Ce lo suggerisce Raffaele Cantone, un magistrato di valore. Mi sento orgoglioso di essere di questa terra quando esprime personaggi di questo spessore. Condivido con voi la bella intervista di Marco Imarisio, pubblicata sabato scorso sul Corriere della Sera.
Raffaele Cantone: «Non ci sono i buoni da una parte e i cattivi dall’altra. Sul business dei rifiuti il livello di compromissione con la camorra è decisamente bipartisan”. Raffaele Cantone non si scrolla di dosso il suo passato. Neppure in Germania, dove sta tenendo un ciclo di conferenze sulla criminalità organizzata. Quando finisce di parlare e arriva il momento delle domande, ecco che tornano Sandokan, i Bidognetti, il mondo di Gomorra, fino a questi giorni, al caso Cosentino. Oggi è magistrato di Cassazione a Roma. Per anni è stato il pm più impegnato contro i casalesi. Il primo a indagare su Eco4, il consorzio divenuto celebre per aver creato una perfetta sovrapposizione tra cosa pubblica e camorra, è stato lui. La situazione è davvero così deprimente? «Nulla di cui sorprendersi. In una realtà come il Sud il binomio affari-politica si è trasformato in un puro meccanismo clientelare». Sta dicendo che Eco4 non rappresenta un caso limite? «Le società a capitale misto pubblico-privato in alcuni casi sono state un successo. Penso a Milano, a Brescia». Altrove, al Nord, non è che sia un trionfo. «Certo, possono essere usate per creare consenso, più o meno lecito. Ma al Sud…» Al Sud? «Diventano l’isola del tesoro per una imprenditoria e una pubblica amministrazione sempre più colluse con la criminalità organizzata. La realtà è sotto gli occhi di tutti». Allegria. «Eco4 è una storia emblematica. Nasce con un bando di appalto che è un vestito su misura per il vincitore, già individuato».Il momento fondamentale è questo? «Certo. L’azienda, legata alla camorra, viene resa più forte dall’appalto. Il resto lo leggiamo in questi giorni. E’ accaduto con i rifiuti, perché l’emergenza ha portato fiumi di denaro. Ma può avvenire in ogni altro settore». Soluzioni? «La scelta del partner privato deve essere trasparente». Ormai è un tormentone. «La scelta non deve essere fatta dagli enti locali che gestiscono il territorio». Facile a dirsi. «Si può anche fare. Va dato atto a Roberto Maroni, l’attuale ministro dell’Interno, di aver capito che lo snodo più importante è questo: si deve trovare il modo di sganciare la politica dagli affari». E come? «Con la Stazione Unica Appaltante.
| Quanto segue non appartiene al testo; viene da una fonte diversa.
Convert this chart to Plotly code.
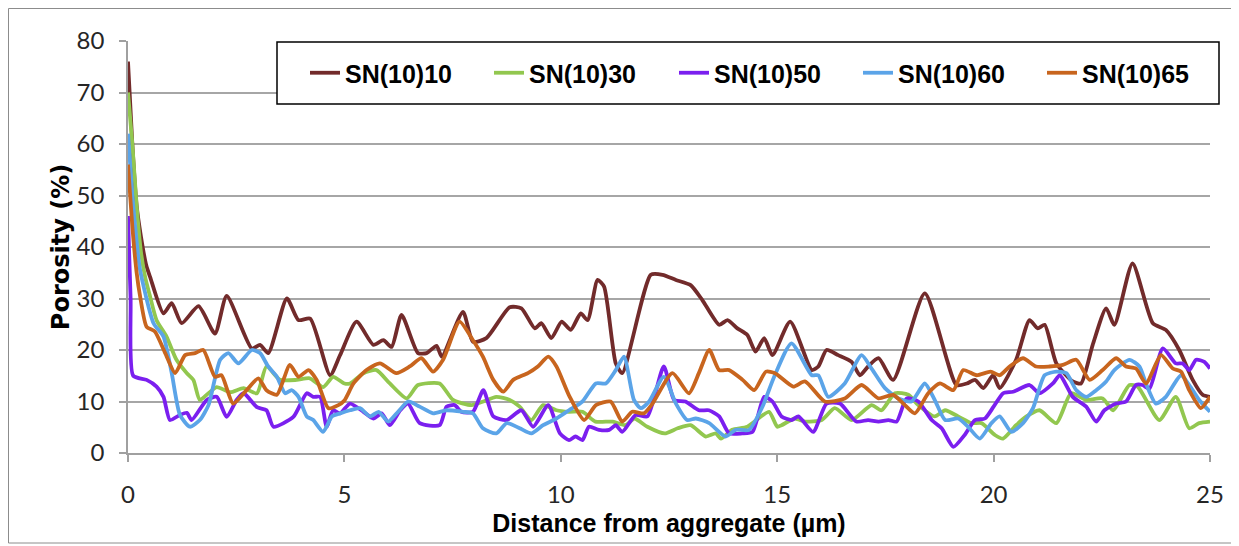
import plotly.graph_objects as go

# ---------------- data ----------------
x_sn10 = [0, 0.1, 0.2, 0.3, 0.42, 0.51, 0.82, 1.01, 1.24, 1.63, 2.01, 2.28, 2.86, 3.05, 3.24, 3.67, 3.94, 4.21, 4.67, 4.9,
          5.28, 5.67, 5.9, 6.09, 6.32, 6.7, 6.9, 7.13, 7.25, 7.74, 7.97, 8.28, 8.82, 9.09, 9.4, 9.55, 9.78, 10.02, 10.23, 10.46,
          10.62, 10.85, 11.0, 11.27, 11.42, 12.08, 12.35, 12.66, 13.0, 13.27, 13.66, 13.85, 14.08, 14.31, 14.5, 14.7, 14.89,
          15.3, 15.8, 15.95, 16.14, 16.41, 16.72, 16.91, 17.1, 17.34, 17.68, 18.41, 19.14, 19.38, 19.57, 19.76, 19.99, 20.14,
          20.52, 20.83, 21.02, 21.18, 21.45, 21.83, 22.02, 22.29, 22.6, 22.79, 23.21, 23.68, 23.98, 24.29, 24.6, 24.83, 25.0]
y_sn10 = [76, 60, 48, 42, 36.5, 34.2, 27.1, 29.1, 25.2, 28.5, 23.2, 30.5, 20.3, 21, 19.4, 30.0, 25.8, 26.1, 15.1, 19,
          25.5, 21, 21.9, 20.6, 26.8, 19.4, 19.4, 20.8, 18.7, 27.4, 21.6, 22.3, 28.3, 28.1, 24.2, 25.2, 22.3, 25.5, 23.9, 27.1,
          25.8, 33.6, 32.3, 17.4, 15.5, 34.6, 34.6, 33.6, 32.6, 29.7, 24.9, 25.8, 24.2, 22.9, 19.7, 22.3, 19.0,
          25.5, 16.1, 16.8, 20.0, 19.0, 17.7, 15.1, 16.8, 18.4, 14.2, 31.0, 13.2, 13.5, 14.2, 12.6, 15.1, 12.6,
          18.1, 25.8, 24.2, 24.9, 17.4, 13.9, 13.5, 21.0, 28.1, 24.9, 36.8, 25.2, 23.9, 20.0, 14.2, 11.3, 10.9]

x_sn30 = [0, 0.1, 0.2, 0.3, 0.4, 0.51, 0.66, 0.89, 1.12, 1.36, 1.51, 1.66, 1.86, 2.05, 2.36, 2.67, 2.98, 3.2, 3.51, 3.9,
          4.2, 4.51, 4.74, 5.0, 5.13, 5.44, 5.74, 6.05, 6.44, 6.7, 7.2, 7.51, 7.94, 8.21, 8.51, 8.82, 9.05, 9.32, 9.59, 9.9,
          10.18, 10.5, 10.8, 11.2, 11.5, 11.7, 12.0, 12.4, 12.7, 13.0, 13.35, 13.58, 13.7, 13.96, 14.31, 14.81, 15.0, 15.1,
          15.41, 15.64, 16.03, 16.33, 16.72, 17.18, 17.41, 17.72, 18.03, 18.26, 18.64, 18.88, 19.18, 19.49, 19.72, 20.03,
          20.22, 20.52, 20.76, 21.06, 21.45, 21.79, 22.14, 22.52, 22.76, 23.14, 23.33, 23.83, 24.21, 24.52, 24.75, 25.0]
y_sn30 = [70, 60, 48, 39, 34, 30.4, 25.8, 22.6, 18.1, 15.5, 14.2, 10.3, 11.6, 12.8, 11.8, 12.6, 11.6, 16.8, 14.2, 14.2,
          14.5, 12.8, 14.8, 13.5, 13.5, 15.5, 16.1, 13.5, 10.6, 13.2, 13.5, 10.3, 9.3, 10.0, 10.9, 10.3, 9.0, 6.4, 9.3, 8.3,
          8.0, 8.0, 6.1, 6.1, 5.4, 6.7, 5.1, 3.8, 4.8, 5.4, 3.2, 3.8, 2.8, 4.5, 5.1, 8.0, 5.1, 5.4,
          6.7, 6.1, 6.4, 8.7, 6.4, 9.3, 8.3, 11.6, 11.3, 9.3, 7.1, 8.3, 7.1, 5.8, 5.8, 3.5,
          2.8, 5.4, 7.1, 8.3, 5.8, 11.6, 10.3, 10.6, 8.3, 13.2, 12.9, 6.4, 10.9, 4.8, 5.8, 6.1]

x_sn50 = [0, 0.06, 0.12, 0.43, 0.66, 0.82, 0.97, 1.2, 1.36, 1.47, 1.82, 2.05, 2.28, 2.51, 2.67, 2.98, 3.2, 3.36, 3.82,
          4.13, 4.28, 4.44, 4.59, 4.74, 4.9, 5.13, 5.44, 5.67, 5.86, 6.05, 6.29, 6.47, 6.74, 7.2, 7.36, 7.55, 7.7, 7.97,
          8.21, 8.44, 8.75, 9.09, 9.36, 9.71, 9.98, 10.19, 10.34, 10.5, 10.65, 10.88, 11.12, 11.27, 11.42, 11.73, 12.0,
          12.38, 12.62, 12.88, 13.19, 13.42, 13.66, 13.89, 14.19, 14.43, 14.7, 14.89, 15.1, 15.33, 15.49, 15.83, 16.14,
          16.45, 16.83, 17.1, 17.34, 17.57, 17.76, 17.99, 18.26, 18.57, 18.8, 19.07, 19.33, 19.57, 19.8, 20.0, 20.22,
          20.45, 20.83, 21.06, 21.37, 21.53, 21.83, 22.14, 22.37, 22.56, 22.83, 23.06, 23.29, 23.44, 23.6, 23.91, 24.21,
          24.37, 24.52, 24.68, 24.87, 25.0]
y_sn50 = [46, 30, 15, 14.2, 12.9, 10.9, 6.4, 7.4, 7.8, 6.4, 10.3, 10.9, 7.0, 10.3, 11.6, 8.9, 8.3, 5.1, 7.0,
          11.6, 10.9, 10.9, 5.1, 8.3, 7.7, 9.6, 8.0, 6.7, 7.7, 5.4, 8.3, 9.6, 5.8, 5.4, 9.0, 9.3, 8.0, 8.0,
          12.2, 7.1, 6.4, 8.3, 5.1, 9.3, 3.8, 2.5, 3.2, 2.5, 5.1, 4.5, 4.5, 5.4, 4.1, 7.4, 7.1,
          16.8, 10.3, 10.0, 8.3, 8.3, 7.1, 3.8, 3.8, 4.1, 10.9, 10.0, 7.1, 6.4, 7.1, 4.1, 9.6,
          9.6, 6.1, 6.4, 6.1, 6.4, 6.1, 10.6, 10.0, 6.4, 4.8, 1.2, 3.5, 6.4, 6.7, 9.0, 11.6,
          11.9, 13.2, 11.6, 13.5, 15.1, 10.9, 9.0, 6.1, 8.3, 9.6, 10.0, 13.2, 13.2, 12.5, 20.3, 17.4,
          17.4, 16.1, 18.1, 17.7, 16.4]

x_sn60 = [0, 0.1, 0.2, 0.28, 0.59, 0.82, 1.01, 1.2, 1.43, 1.66, 1.86, 2.13, 2.32, 2.55, 2.86, 3.05, 3.24, 3.44, 3.63,
          3.78, 3.94, 4.13, 4.28, 4.51, 4.71, 4.9, 5.13, 5.36, 5.59, 5.79, 6.01, 6.24, 6.47, 6.74, 7.05, 7.36, 7.74, 7.97,
          8.2, 8.51, 8.75, 9.05, 9.32, 9.59, 9.9, 10.19, 10.5, 10.81, 11.04, 11.27, 11.46, 11.69, 11.85, 12.04, 12.38,
          12.66, 12.92, 13.12, 13.43, 13.81, 14.04, 14.35, 14.66, 14.93, 15.33, 15.8, 15.95, 16.18, 16.56, 16.95, 17.18,
          17.49, 17.8, 18.1, 18.41, 18.64, 18.88, 19.18, 19.41, 19.68, 19.95, 20.14, 20.41, 20.68, 20.91, 21.18, 21.45,
          21.68, 21.91, 22.14, 22.37, 22.6, 22.79, 23.14, 23.37, 23.52, 23.75, 23.98, 24.33, 24.52, 24.75, 25.0]
y_sn60 = [62, 50, 41, 35.5, 25.2, 22.6, 15.5, 7.4, 5.1, 6.4, 9.3, 18.1, 19.4, 17.4, 20.0, 19.4, 16.8, 14.8, 11.6,
          12.2, 10.9, 7.1, 6.4, 4.1, 7.1, 7.7, 8.3, 8.7, 7.1, 8.0, 6.1, 8.0, 10.0, 9.0, 7.7, 8.3, 8.0, 7.7,
          4.8, 3.8, 5.8, 4.8, 3.8, 5.4, 6.7, 8.3, 10.0, 13.5, 13.5, 16.1, 18.7, 10.3, 8.7, 10.0, 14.8,
          9.6, 6.4, 6.7, 5.8, 3.2, 4.5, 4.5, 9.0, 14.8, 21.3, 15.1, 15.1, 10.9, 13.5, 19.0, 16.4,
          12.6, 10.6, 10.0, 13.5, 10.3, 6.4, 6.7, 5.1, 2.8, 5.8, 7.1, 4.1, 5.8, 8.7, 15.1, 15.8,
          15.5, 12.2, 10.9, 12.2, 13.9, 16.1, 18.1, 16.8, 13.5, 9.6, 10.9, 15.1, 13.2, 10.3, 8.0]

x_sn65 = [0, 0.1, 0.2, 0.28, 0.43, 0.62, 0.86, 1.09, 1.32, 1.55, 1.74, 2.01, 2.16, 2.43, 2.74, 3.01, 3.2, 3.44, 3.74,
          3.94, 4.17, 4.36, 4.63, 4.86, 5.0, 5.21, 5.51, 5.82, 6.2, 6.51, 6.78, 7.05, 7.28, 7.66, 7.97, 8.2, 8.44, 8.67,
          8.9, 9.24, 9.47, 9.71, 9.9, 10.2, 10.54, 10.81, 11.15, 11.42, 11.65, 11.92, 12.12, 12.58, 12.96, 13.19, 13.43,
          13.66, 13.89, 14.2, 14.47, 14.74, 14.95, 15.37, 15.64, 16.1, 16.56, 16.95, 17.34, 17.68, 17.95, 18.18, 18.49,
          18.76, 19.07, 19.3, 19.61, 19.93, 20.14, 20.37, 20.68, 20.98, 21.29, 21.6, 21.91, 22.22, 22.52, 22.83, 23.06,
          23.29, 23.52, 23.87, 24.14, 24.33, 24.52, 24.79, 25.0]
y_sn65 = [56, 44, 35, 30.4, 24.5, 23.6, 19.4, 15.5, 19.0, 19.4, 20.0, 14.8, 15.1, 9.6, 12.2, 14.5, 12.2, 11.3, 17.1,
          14.8, 16.1, 14.2, 8.7, 9.3, 10.2, 13.5, 16.1, 17.4, 15.5, 16.8, 18.4, 15.8, 18.1, 25.5, 21.9, 18.7, 14.2, 11.9,
          14.2, 15.5, 16.8, 18.7, 16.8, 11.0, 6.4, 9.3, 10.0, 6.1, 8.0, 7.7, 9.6, 15.5, 11.6, 15.5, 20.0,
          16.1, 16.1, 14.2, 12.2, 15.8, 15.5, 12.9, 13.9, 10.0, 10.6, 13.2, 10.6, 11.3, 9.3, 7.7, 11.6,
          13.5, 12.2, 16.1, 15.1, 15.8, 15.1, 16.8, 18.4, 16.8, 16.8, 17.1, 18.1, 14.2, 16.1, 18.4, 16.8,
          16.4, 13.5, 19.0, 16.4, 15.8, 12.2, 8.7, 10.9]

series_names = ["SN(10)10", "SN(10)30", "SN(10)50", "SN(10)60", "SN(10)65"]
series_x = [x_sn10, x_sn30, x_sn50, x_sn60, x_sn65]
series_y = [y_sn10, y_sn30, y_sn50, y_sn60, y_sn65]
series_colors = ["#722B2B", "#92C74F", "#7B1FEF", "#5BA4E8", "#C8651E"]

x_ticks = [0, 5, 10, 15, 20, 25]
y_ticks = [0, 10, 20, 30, 40, 50, 60, 70, 80]

# ---------------- figure geometry (page pixels; page body has an 8px margin) ----------------
OFF = 8
W, H = 1239 - OFF, 546 - OFF
PLOT_L, PLOT_R, PLOT_T, PLOT_B = 128, 1210, 41, 453        # plot area in page pixels
ML, MT = PLOT_L - OFF, PLOT_T - OFF
MR, MB = W - (PLOT_R - OFF), H - (PLOT_B - OFF)
PW, PH = PLOT_R - PLOT_L, PLOT_B - PLOT_T

def px_x(p):
    return (p - PLOT_L) / PW

def px_y(p):
    return (PLOT_B - p) / PH

legend_line_starts = [305, 489, 674, 858, 1042]   # page px of each legend entry

fig = go.Figure()
for i, (name, xs, ys, col) in enumerate(zip(series_names, series_x, series_y, series_colors)):
    fig.add_trace(go.Scatter(x=xs, y=ys, mode="lines", name=name,
                             legend="legend" if i == 0 else f"legend{i + 1}",
                             line=dict(color=col, width=3.8, shape="spline", smoothing=0.6)))

bold_font = "Liberation Sans, Arial, sans-serif"
tick_font = dict(family="Lato, Open Sans, sans-serif", size=24, color="#262626")
leg_font = dict(family=bold_font, size=25, color="black", weight="bold")

layout_legends = {}
for i, xs in enumerate(legend_line_starts):
    key = "legend" if i == 0 else f"legend{i + 1}"
    layout_legends[key] = dict(orientation="h", x=px_x(xs), y=px_y(73), xanchor="left", yanchor="middle",
                               font=leg_font, bgcolor="rgba(0,0,0,0)", borderwidth=0, itemwidth=30)

fig.update_layout(
    width=W, height=H, autosize=False,
    margin=dict(l=ML, r=MR, t=MT, b=MB, pad=0),
    paper_bgcolor="white", plot_bgcolor="white",
    showlegend=True,
    xaxis=dict(range=[0, 25], tickvals=x_ticks, showgrid=False, zeroline=False,
               showline=True, linecolor="#A0A0A0", linewidth=1.5,
               ticks="outside", ticklen=7, tickcolor="#A0A0A0", tickwidth=1.5,
               ticklabelstandoff=12, tickfont=tick_font,
               title=dict(text="Distance from aggregate (µm)", standoff=8,
                          font=dict(family=bold_font, size=25, color="black", weight="bold"))),
    yaxis=dict(range=[0, 80], tickvals=y_ticks, showgrid=True, gridcolor="#A6A6A6", gridwidth=1.5,
               zeroline=False, showline=True, linecolor="#A0A0A0", linewidth=1.5,
               ticks="outside", ticklen=7, tickcolor="#A0A0A0", tickwidth=1.5,
               ticklabelstandoff=10, tickfont=tick_font,
               title=dict(text="Porosity (%)", standoff=0,
                          font=dict(family="DejaVu Sans, sans-serif", size=24, color="black", weight="bold"))),
    shapes=[
        dict(type="rect", xref="paper", yref="paper",
             x0=px_x(277), x1=px_x(1219), y0=px_y(104), y1=px_y(42),
             line=dict(color="black", width=1.5), fillcolor="white", layer="above"),
        dict(type="rect", xref="paper", yref="paper",
             x0=px_x(8.5), x1=px_x(1233), y0=px_y(543), y1=px_y(8.5),
             line=dict(color="#8C8C8C", width=1), fillcolor="rgba(0,0,0,0)", layer="below"),
    ],
    **layout_legends,
)

fig.write_html("out.html")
La stanno sperimentando in Sicilia e
Calabria, presto anche a Caserta. L’appalto è gestito da una commissione di tecnici incaricati dalla Prefettura. E dopo l’assegnazione, lo segue, controlla che i sub appalti non siano inutili o sospetti. Può funzionare». Anche in presenza di una Pubblica amministrazione che (in alcuni casi) neanche in Uganda? «Lo stato attuale della Pubblica amministrazione è la conseguenza dell’eliminazione di ogni meccanismo di controllo interno». Non arriverà a rimpiangere i vecchi Comitati regionali di controllo. «No. Funzionavano male. Ma la riforma Bassanini li ha eliminati, senza sostituirli con altri meccanismi di controllo preventivo». Le conseguenze? «Negli ultimi anni il deterioramento della PA sembra inarrestabile. Gli uffici dei Comuni sono ormai centri di potere senza alcun controllo». Ogni tanto ci pensa la magistratura. «Ma l’intervento penale richiede i suoi tempi. Prenda Eco4: un consorzio che dal 2004 ha cessato di esistere. Il controllo preventivo è la chiave di tutto».
Non è troppo tardi? «Per il passato è sempre tardi. Ma noi siamo obbligati a pensare al futuro».